## WRITTEN TASK:
Repeat each line of the material below exactly as it appears, minus any pictures.

********************

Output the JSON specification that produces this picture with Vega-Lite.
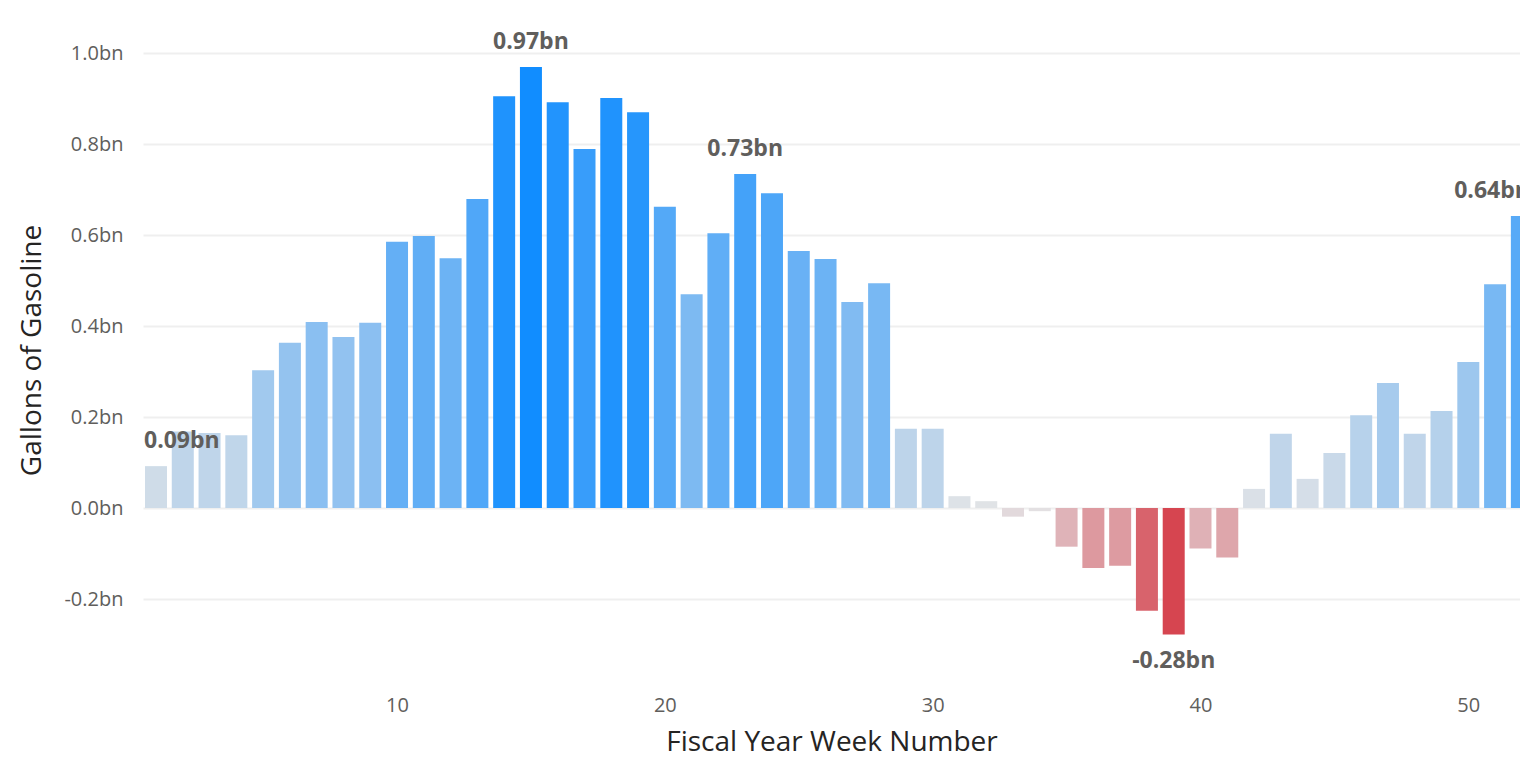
{
  "$schema": "https://vega.github.io/schema/vega-lite/v6.json",
  "autosize": {"type": "none"},
  "padding": {"left": 143, "top": 53, "right": 0, "bottom": 71},
  "width": 1377,
  "height": 637,
  "background": "white",
  "config": {
    "view": {"stroke": null},
    "font": "Open Sans",
    "axis": {"labelFont": "Open Sans", "titleFont": "Open Sans"}
  },
  "data": {
    "values": [
      {"week": 1, "value": 0.092, "label": "0.09bn"},
      {"week": 2, "value": 0.168, "label": ""},
      {"week": 3, "value": 0.165, "label": ""},
      {"week": 4, "value": 0.160, "label": ""},
      {"week": 5, "value": 0.303, "label": ""},
      {"week": 6, "value": 0.363, "label": ""},
      {"week": 7, "value": 0.409, "label": ""},
      {"week": 8, "value": 0.376, "label": ""},
      {"week": 9, "value": 0.407, "label": ""},
      {"week": 10, "value": 0.585, "label": ""},
      {"week": 11, "value": 0.598, "label": ""},
      {"week": 12, "value": 0.549, "label": ""},
      {"week": 13, "value": 0.679, "label": ""},
      {"week": 14, "value": 0.905, "label": ""},
      {"week": 15, "value": 0.969, "label": "0.97bn"},
      {"week": 16, "value": 0.892, "label": ""},
      {"week": 17, "value": 0.789, "label": ""},
      {"week": 18, "value": 0.901, "label": ""},
      {"week": 19, "value": 0.870, "label": ""},
      {"week": 20, "value": 0.662, "label": ""},
      {"week": 21, "value": 0.470, "label": ""},
      {"week": 22, "value": 0.604, "label": ""},
      {"week": 23, "value": 0.734, "label": "0.73bn"},
      {"week": 24, "value": 0.692, "label": ""},
      {"week": 25, "value": 0.565, "label": ""},
      {"week": 26, "value": 0.547, "label": ""},
      {"week": 27, "value": 0.453, "label": ""},
      {"week": 28, "value": 0.494, "label": ""},
      {"week": 29, "value": 0.174, "label": ""},
      {"week": 30, "value": 0.174, "label": ""},
      {"week": 31, "value": 0.026, "label": ""},
      {"week": 32, "value": 0.015, "label": ""},
      {"week": 33, "value": -0.019, "label": ""},
      {"week": 34, "value": -0.007, "label": ""},
      {"week": 35, "value": -0.085, "label": ""},
      {"week": 36, "value": -0.132, "label": ""},
      {"week": 37, "value": -0.127, "label": ""},
      {"week": 38, "value": -0.226, "label": ""},
      {"week": 39, "value": -0.278, "label": "-0.28bn"},
      {"week": 40, "value": -0.089, "label": ""},
      {"week": 41, "value": -0.109, "label": ""},
      {"week": 42, "value": 0.042, "label": ""},
      {"week": 43, "value": 0.163, "label": ""},
      {"week": 44, "value": 0.064, "label": ""},
      {"week": 45, "value": 0.121, "label": ""},
      {"week": 46, "value": 0.204, "label": ""},
      {"week": 47, "value": 0.275, "label": ""},
      {"week": 48, "value": 0.163, "label": ""},
      {"week": 49, "value": 0.213, "label": ""},
      {"week": 50, "value": 0.321, "label": ""},
      {"week": 51, "value": 0.492, "label": ""},
      {"week": 52, "value": 0.642, "label": "0.64bn"}
    ]
  },
  "encoding": {
    "x": {
      "field": "week",
      "type": "quantitative",
      "scale": {"domain": [0.515, 51.93], "nice": false, "zero": false, "padding": 0},
      "axis": {
        "values": [10, 20, 30, 40, 50],
        "grid": false,
        "domain": false,
        "ticks": false,
        "labelFontSize": 20,
        "labelColor": "#605E5C",
        "labelPadding": 5,
        "title": "Fiscal Year Week Number",
        "titleFontSize": 28,
        "titleFontWeight": "normal",
        "titleColor": "#252423",
        "titlePadding": 13
      }
    },
    "y": {
      "field": "value",
      "type": "quantitative",
      "scale": {"domain": [-0.4, 1.0], "nice": false, "zero": false, "padding": 0},
      "axis": {
        "values": [-0.2, 0, 0.2, 0.4, 0.6, 0.8, 1.0],
        "labelExpr": "(datum.value < 0 ? '-' : '') + format(abs(datum.value), '.1f') + 'bn'",
        "grid": true,
        "gridColor": "#EFEFEF",
        "gridWidth": 2,
        "domain": false,
        "ticks": false,
        "labelFontSize": 20,
        "labelColor": "#605E5C",
        "labelPadding": 20,
        "title": "Gallons of Gasoline",
        "titleFontSize": 28,
        "titleFontWeight": "normal",
        "titleColor": "#252423",
        "titlePadding": 17,
        "titleY": 297
      }
    }
  },
  "layer": [
    {
      "mark": {"type": "bar", "width": 22, "clip": true},
      "encoding": {
        "y2": {"datum": 0},
        "color": {
          "field": "value",
          "type": "quantitative",
          "scale": {
            "domain": [-0.278, 0, 0.969],
            "range": ["#D64550", "#E3E4E6", "#118DFF"],
            "interpolate": "rgb"
          },
          "legend": null
        }
      }
    },
    {
      "transform": [{"filter": "datum.label != '' && datum.value > 0 && datum.week > 1 && datum.week < 52"}],
      "mark": {"type": "text", "baseline": "bottom", "dy": -13, "fontSize": 23, "fontWeight": "bold", "color": "#605E5C"},
      "encoding": {"text": {"field": "label"}}
    },
    {
      "transform": [{"filter": "datum.label != '' && datum.week == 1"}],
      "mark": {"type": "text", "baseline": "bottom", "align": "left", "dx": -12, "dy": -13, "fontSize": 23, "fontWeight": "bold", "color": "#605E5C"},
      "encoding": {"text": {"field": "label"}}
    },
    {
      "transform": [{"filter": "datum.label != '' && datum.week == 52"}],
      "mark": {"type": "text", "baseline": "bottom", "align": "right", "dx": 8, "dy": -13, "fontSize": 23, "fontWeight": "bold", "color": "#605E5C"},
      "encoding": {"text": {"field": "label"}}
    },
    {
      "transform": [{"filter": "datum.label != '' && datum.value < 0"}],
      "mark": {"type": "text", "baseline": "top", "dy": 16, "fontSize": 23, "fontWeight": "bold", "color": "#605E5C"},
      "encoding": {"text": {"field": "label"}}
    }
  ]
}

********************

## WRITTEN REPLY:
Output the JSON specification that produces this picture with Vega-Lite.
{
  "$schema": "https://vega.github.io/schema/vega-lite/v6.json",
  "autosize": {"type": "none"},
  "padding": {"left": 143, "top": 53, "right": 0, "bottom": 71},
  "width": 1377,
  "height": 637,
  "background": "white",
  "config": {
    "view": {"stroke": null},
    "font": "Open Sans",
    "axis": {"labelFont": "Open Sans", "titleFont": "Open Sans"}
  },
  "data": {
    "values": [
      {"week": 1, "value": 0.092, "label": "0.09bn"},
      {"week": 2, "value": 0.168, "label": ""},
      {"week": 3, "value": 0.165, "label": ""},
      {"week": 4, "value": 0.160, "label": ""},
      {"week": 5, "value": 0.303, "label": ""},
      {"week": 6, "value": 0.363, "label": ""},
      {"week": 7, "value": 0.409, "label": ""},
      {"week": 8, "value": 0.376, "label": ""},
      {"week": 9, "value": 0.407, "label": ""},
      {"week": 10, "value": 0.585, "label": ""},
      {"week": 11, "value": 0.598, "label": ""},
      {"week": 12, "value": 0.549, "label": ""},
      {"week": 13, "value": 0.679, "label": ""},
      {"week": 14, "value": 0.905, "label": ""},
      {"week": 15, "value": 0.969, "label": "0.97bn"},
      {"week": 16, "value": 0.892, "label": ""},
      {"week": 17, "value": 0.789, "label": ""},
      {"week": 18, "value": 0.901, "label": ""},
      {"week": 19, "value": 0.870, "label": ""},
      {"week": 20, "value": 0.662, "label": ""},
      {"week": 21, "value": 0.470, "label": ""},
      {"week": 22, "value": 0.604, "label": ""},
      {"week": 23, "value": 0.734, "label": "0.73bn"},
      {"week": 24, "value": 0.692, "label": ""},
      {"week": 25, "value": 0.565, "label": ""},
      {"week": 26, "value": 0.547, "label": ""},
      {"week": 27, "value": 0.453, "label": ""},
      {"week": 28, "value": 0.494, "label": ""},
      {"week": 29, "value": 0.174, "label": ""},
      {"week": 30, "value": 0.174, "label": ""},
      {"week": 31, "value": 0.026, "label": ""},
      {"week": 32, "value": 0.015, "label": ""},
      {"week": 33, "value": -0.019, "label": ""},
      {"week": 34, "value": -0.007, "label": ""},
      {"week": 35, "value": -0.085, "label": ""},
      {"week": 36, "value": -0.132, "label": ""},
      {"week": 37, "value": -0.127, "label": ""},
      {"week": 38, "value": -0.226, "label": ""},
      {"week": 39, "value": -0.278, "label": "-0.28bn"},
      {"week": 40, "value": -0.089, "label": ""},
      {"week": 41, "value": -0.109, "label": ""},
      {"week": 42, "value": 0.042, "label": ""},
      {"week": 43, "value": 0.163, "label": ""},
      {"week": 44, "value": 0.064, "label": ""},
      {"week": 45, "value": 0.121, "label": ""},
      {"week": 46, "value": 0.204, "label": ""},
      {"week": 47, "value": 0.275, "label": ""},
      {"week": 48, "value": 0.163, "label": ""},
      {"week": 49, "value": 0.213, "label": ""},
      {"week": 50, "value": 0.321, "label": ""},
      {"week": 51, "value": 0.492, "label": ""},
      {"week": 52, "value": 0.642, "label": "0.64bn"}
    ]
  },
  "encoding": {
    "x": {
      "field": "week",
      "type": "quantitative",
      "scale": {"domain": [0.515, 51.93], "nice": false, "zero": false, "padding": 0},
      "axis": {
        "values": [10, 20, 30, 40, 50],
        "grid": false,
        "domain": false,
        "ticks": false,
        "labelFontSize": 20,
        "labelColor": "#605E5C",
        "labelPadding": 5,
        "title": "Fiscal Year Week Number",
        "titleFontSize": 28,
        "titleFontWeight": "normal",
        "titleColor": "#252423",
        "titlePadding": 13
      }
    },
    "y": {
      "field": "value",
      "type": "quantitative",
      "scale": {"domain": [-0.4, 1.0], "nice": false, "zero": false, "padding": 0},
      "axis": {
        "values": [-0.2, 0, 0.2, 0.4, 0.6, 0.8, 1.0],
        "labelExpr": "(datum.value < 0 ? '-' : '') + format(abs(datum.value), '.1f') + 'bn'",
        "grid": true,
        "gridColor": "#EFEFEF",
        "gridWidth": 2,
        "domain": false,
        "ticks": false,
        "labelFontSize": 20,
        "labelColor": "#605E5C",
        "labelPadding": 20,
        "title": "Gallons of Gasoline",
        "titleFontSize": 28,
        "titleFontWeight": "normal",
        "titleColor": "#252423",
        "titlePadding": 17,
        "titleY": 297
      }
    }
  },
  "layer": [
    {
      "mark": {"type": "bar", "width": 22, "clip": true},
      "encoding": {
        "y2": {"datum": 0},
        "color": {
          "field": "value",
          "type": "quantitative",
          "scale": {
            "domain": [-0.278, 0, 0.969],
            "range": ["#D64550", "#E3E4E6", "#118DFF"],
            "interpolate": "rgb"
          },
          "legend": null
        }
      }
    },
    {
      "transform": [{"filter": "datum.label != '' && datum.value > 0 && datum.week > 1 && datum.week < 52"}],
      "mark": {"type": "text", "baseline": "bottom", "dy": -13, "fontSize": 23, "fontWeight": "bold", "color": "#605E5C"},
      "encoding": {"text": {"field": "label"}}
    },
    {
      "transform": [{"filter": "datum.label != '' && datum.week == 1"}],
      "mark": {"type": "text", "baseline": "bottom", "align": "left", "dx": -12, "dy": -13, "fontSize": 23, "fontWeight": "bold", "color": "#605E5C"},
      "encoding": {"text": {"field": "label"}}
    },
    {
      "transform": [{"filter": "datum.label != '' && datum.week == 52"}],
      "mark": {"type": "text", "baseline": "bottom", "align": "right", "dx": 8, "dy": -13, "fontSize": 23, "fontWeight": "bold", "color": "#605E5C"},
      "encoding": {"text": {"field": "label"}}
    },
    {
      "transform": [{"filter": "datum.label != '' && datum.value < 0"}],
      "mark": {"type": "text", "baseline": "top", "dy": 16, "fontSize": 23, "fontWeight": "bold", "color": "#605E5C"},
      "encoding": {"text": {"field": "label"}}
    }
  ]
}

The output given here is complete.